The Leadership Development Team
Stern’s Leadership Development Program was founded in 2009 to address a growing need to provide personalized, experiential leadership training for students across a range of industries. A focus on experiential learning and individual attention helps students hone key skills and develop their leadership style. For more information on individual programs visit our Stern webpage.
Connie Kim, Director, Leadership Development
Connie oversees Leadership Development and its program (LDP), which is a comprehensive, applied and personal leadership development curriculum that empowers Stern MBA students to evolve into effective and mindful leaders. In this role, she is responsible for developing the strategy, partnering with Stern faculty and administration, strengthening corporate relationships, and mentoring and coaching MBA students.
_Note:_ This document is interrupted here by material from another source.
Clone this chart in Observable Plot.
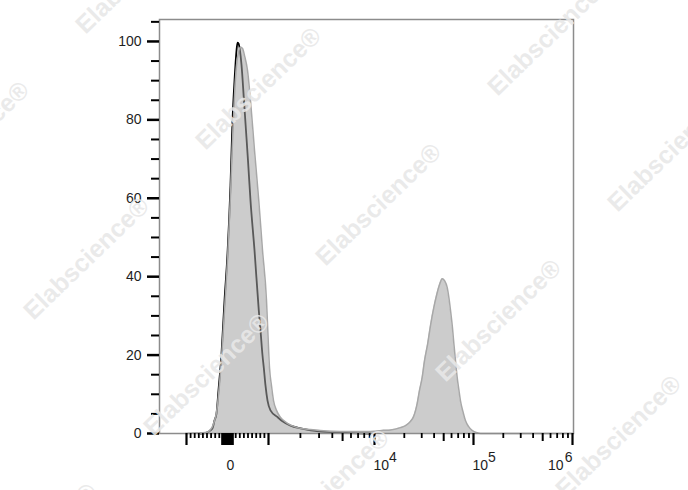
<!DOCTYPE html>
<html>
<head>
<meta charset="utf-8">
<script src="https://cdn.jsdelivr.net/npm/d3@7"></script>
<script src="https://cdn.jsdelivr.net/npm/@observablehq/plot@0.6"></script>
<style>
  html, body { margin: 0; padding: 0; background: #fff; }
  #chart svg { display: block; }
</style>
</head>
<body>
<div id="chart"></div>
<script>
// ---- data (fluorescence intensity, % of max) ----
const controlX = [-659, -537, -488, -415, -366, -317, -268, -220, -146, -73, 0, 73, 122, 171, 220, 244,
  268, 341, 402, 451, 500, 561, 659, 763, 805, 854, 885, 927, 976, 1044, 1216, 1355, 1612, 2003, 2490, 3096, 4285, 5941, 9157];
const controlY = [0, 0.1, 0.3, 0.8, 1.3, 3.3, 5.1, 11, 20.4, 33.9, 45.9, 63.3, 79.8, 90, 97.7, 99.7,
  99.5, 94.1, 84.9, 77.3, 69.6, 59.4, 46.7, 31.4, 26.3, 19.9, 16.8, 12.2, 8.4, 5.9, 4.2, 3.1, 2.0, 1.3, 0.8, 0.5, 0.3, 0.1, 0];

const sampleX = [-1024, -780, -537, -463, -415, -366, -317, -268, -220, -146, -73, 0, 73, 122, 171, 220, 268, 317, 366,
  415, 488, 561, 659, 763, 854, 951, 988, 1022, 1067, 1115, 1190, 1299, 1510, 1877, 2490, 3844, 5941, 8224, 10236,
  12330, 14510, 18310, 20570, 23110, 24790, 27000, 28470, 30300, 32000, 34500, 36800, 39700, 42300, 45400, 48300,
  51000, 54300, 56600, 58600, 61400, 63300, 65800, 68400, 71300, 73800, 78200, 82900, 89000, 96700, 107000, 118000, 1000000];
const sampleY = [0, 0.1, 0.25, 0.5, 1.0, 1.8, 3.3, 5.4, 9.7, 19.1, 31.4, 44.1, 60.7, 74.7, 86.2, 93.9, 97.2, 98.5, 98.2,
  96.4, 92.6, 84.9, 72.2, 59.4, 46.7, 34, 25, 16.8, 12.2, 8.4, 5.9, 4.1, 2.6, 1.5, 1.0, 0.6, 0.5, 0.5, 0.6,
  0.8, 0.9, 1.5, 2.0, 3.1, 4.3, 7.7, 11, 14.3, 18.6, 23, 27.6, 32.1, 35.2, 38, 39.5,
  39, 37.2, 34.4, 31.4, 26.8, 23, 18.6, 14.3, 11, 8.4, 5.6, 3.3, 1.8, 0.8, 0.25, 0, 0];

const yMajorTicks = [0, 20, 40, 60, 80, 100];
const yMinorTicks = [5, 10, 15, 25, 30, 35, 45, 50, 55, 65, 70, 75, 85, 90, 95, 105];

const xMajorTicks = [-1000, 0, 1000, 1e4, 1e5, 1e6];
const xBlockTicks = [-130, -110, -90, -70, -50, -30, -10, 10, 30, 50, 70, 90, 110, 130];
const xMediumTicks = [5e3, 5e4, 5e5];
const xMinorTicks = [-900, -800, -700, -600, -500, -400, -300, -200, 200, 300, 400, 500, 600, 700, 800, 900,
  2e3, 3e3, 4e3, 6e3, 7e3, 8e3, 9e3, 2e4, 3e4, 4e4, 6e4, 7e4, 8e4, 9e4, 2e5, 3e5, 4e5, 6e5, 7e5, 8e5, 9e5];

const xLabelValues = [0, 1e4, 1e5, 1e6];
const xLabelBases = ["0", "10", "10", "10"];
const xLabelExps = ["", "4", "5", "6"];

const watermarkText = "Elabscience®";

// ---- biexponential-like display transform ----
function T(v) {
  const a = Math.abs(v);
  let t;
  if (a <= 1000) t = 41 * a / 1000;
  else if (a <= 1e4) t = 41 + 106 * Math.log10(a / 1000);
  else t = 147 + 99 * Math.log10(a / 1e4);
  return v < 0 ? -t : t;
}

const control = controlX.map((v, i) => ({v, y: controlY[i]}));
const sample = sampleX.map((v, i) => ({v, y: sampleY[i]}));
const labels = xLabelValues.map((v, i) => ({v, base: xLabelBases[i], exp: xLabelExps[i]}));
const labelsLeft = labels.filter(d => d.v < 1e6);
const labelsRight = labels.filter(d => d.v >= 1e6);

const tickOpts = {tickFormat: () => "", stroke: "#000", label: null};

const chart = Plot.plot({
  width: 688,
  height: 490,
  marginLeft: 159,
  marginRight: 115,
  marginTop: 19,
  marginBottom: 57,
  x: {domain: [-68, 346], axis: null},
  y: {domain: [0, 105.6], axis: null},
  style: {fontFamily: "'Liberation Sans', Arial, sans-serif", fontSize: "14px", color: "#1e1e1e", background: "#fff"},
  marks: [
    Plot.lineY(control, {x: d => T(d.v), y: "y", stroke: "#000", strokeWidth: 1.8, curve: "monotone-x"}),
    Plot.areaY(sample, {x: d => T(d.v), y: "y", fill: "#a3a3a3", fillOpacity: 0.55, curve: "monotone-x"}),
    Plot.lineY(sample, {x: d => T(d.v), y: "y", stroke: "#a8a8a8", strokeWidth: 1.5, curve: "monotone-x"}),
    Plot.frame({stroke: "#8c8c8c", strokeWidth: 1.5}),
    Plot.axisY({ticks: yMajorTicks, tickSize: 12, tickPadding: 6, stroke: "#000", strokeWidth: 2.5, fontSize: 14, label: null}),
    Plot.axisY({ticks: yMinorTicks, tickSize: 8, strokeWidth: 2, ...tickOpts}),
    Plot.axisX({ticks: xMajorTicks.map(T), tickSize: 12, strokeWidth: 2.2, ...tickOpts}),
    Plot.axisX({ticks: xBlockTicks.map(T), tickSize: 12, strokeWidth: 2, ...tickOpts}),
    Plot.axisX({ticks: xMediumTicks.map(T), tickSize: 8, strokeWidth: 2, ...tickOpts}),
    Plot.axisX({ticks: xMinorTicks.map(T), tickSize: 5, strokeWidth: 1.8, ...tickOpts}),
    Plot.text(labelsLeft, {x: d => T(d.v), text: "base", frameAnchor: "bottom", textAnchor: "start", lineAnchor: "top", dx: -1, dy: 27, fontSize: 14}),
    Plot.text(labelsLeft, {x: d => T(d.v), text: "exp", frameAnchor: "bottom", textAnchor: "start", lineAnchor: "top", dx: 14.5, dy: 19, fontSize: 14}),
    Plot.text(labelsRight, {x: d => T(d.v), text: "base", frameAnchor: "bottom", textAnchor: "end", lineAnchor: "top", dx: -9, dy: 27, fontSize: 14}),
    Plot.text(labelsRight, {x: d => T(d.v), text: "exp", frameAnchor: "bottom", textAnchor: "end", lineAnchor: "top", dx: 0, dy: 19, fontSize: 14})
  ]
});
document.getElementById("chart").appendChild(chart);

// ---- watermark (decoration) ----
const ns = "http://www.w3.org/2000/svg";
const wm = document.createElementNS(ns, "g");
wm.setAttribute("font-family", "'Liberation Sans', Arial, sans-serif");
wm.setAttribute("font-weight", "bold");
wm.setAttribute("font-size", "25");
wm.setAttribute("fill", "#e8e8e8");
wm.setAttribute("fill-opacity", "0.9");
wm.setAttribute("text-anchor", "middle");
const a = [120, 116], b = [172, -170], o = [258, 88];
for (let i = -2; i <= 4; i++) {
  for (let j = -2; j <= 2; j++) {
    const cx = o[0] + i * a[0] + j * b[0];
    const cy = o[1] + i * a[1] + j * b[1];
    if (cx < -120 || cx > 810 || cy < -120 || cy > 610) continue;
    const t = document.createElementNS(ns, "text");
    t.setAttribute("transform", `translate(${cx},${cy}) rotate(-44)`);
    t.setAttribute("dy", "0.35em");
    t.textContent = watermarkText;
    wm.appendChild(t);
  }
}
chart.appendChild(wm);
</script>
</body>
</html>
Prior to joining NYU Stern, Connie was a strategic leader within Thomson Reuters’ talent management group, overseeing its global MBA leadership development program, where she refined the program to further enable business success and expanded it into China, India and Argentina. Previously, Connie was a senior leveraged finance banker at Société Generale and Citigroup for most of her banking career, and, an equity research junior analyst at Lehman Brothers and financial analyst at the Federal Reserve Bank of New York prior to attending business school.
Connie holds a BS in Business Administration from Boston University and an MBA from Cornell University. In her free time, Connie loves practicing yoga, traveling to places that are best explored with a backpack and tasting various cuisines and wines from around the world.
Julia Bouley, Program Coordinator, Leadership Development
Julia coordinates and institutes logistical aspects of large and small-scale programming for the Leadership Development Program, such as workshops, trainings and leadership coaching. She also manages the NYU Stern Leadership Development blog, including blog maintenance, postings and resource updates. Prior to this role, she managed functions of the NYU Stern On-Campus Recruitment program, educating employers and students of the Office of Career Development’s recruitment initiatives and career opportunities. Before joining NYU Stern, Julia worked in the US Peace Corps in Rwanda as a community planner and French and English teacher.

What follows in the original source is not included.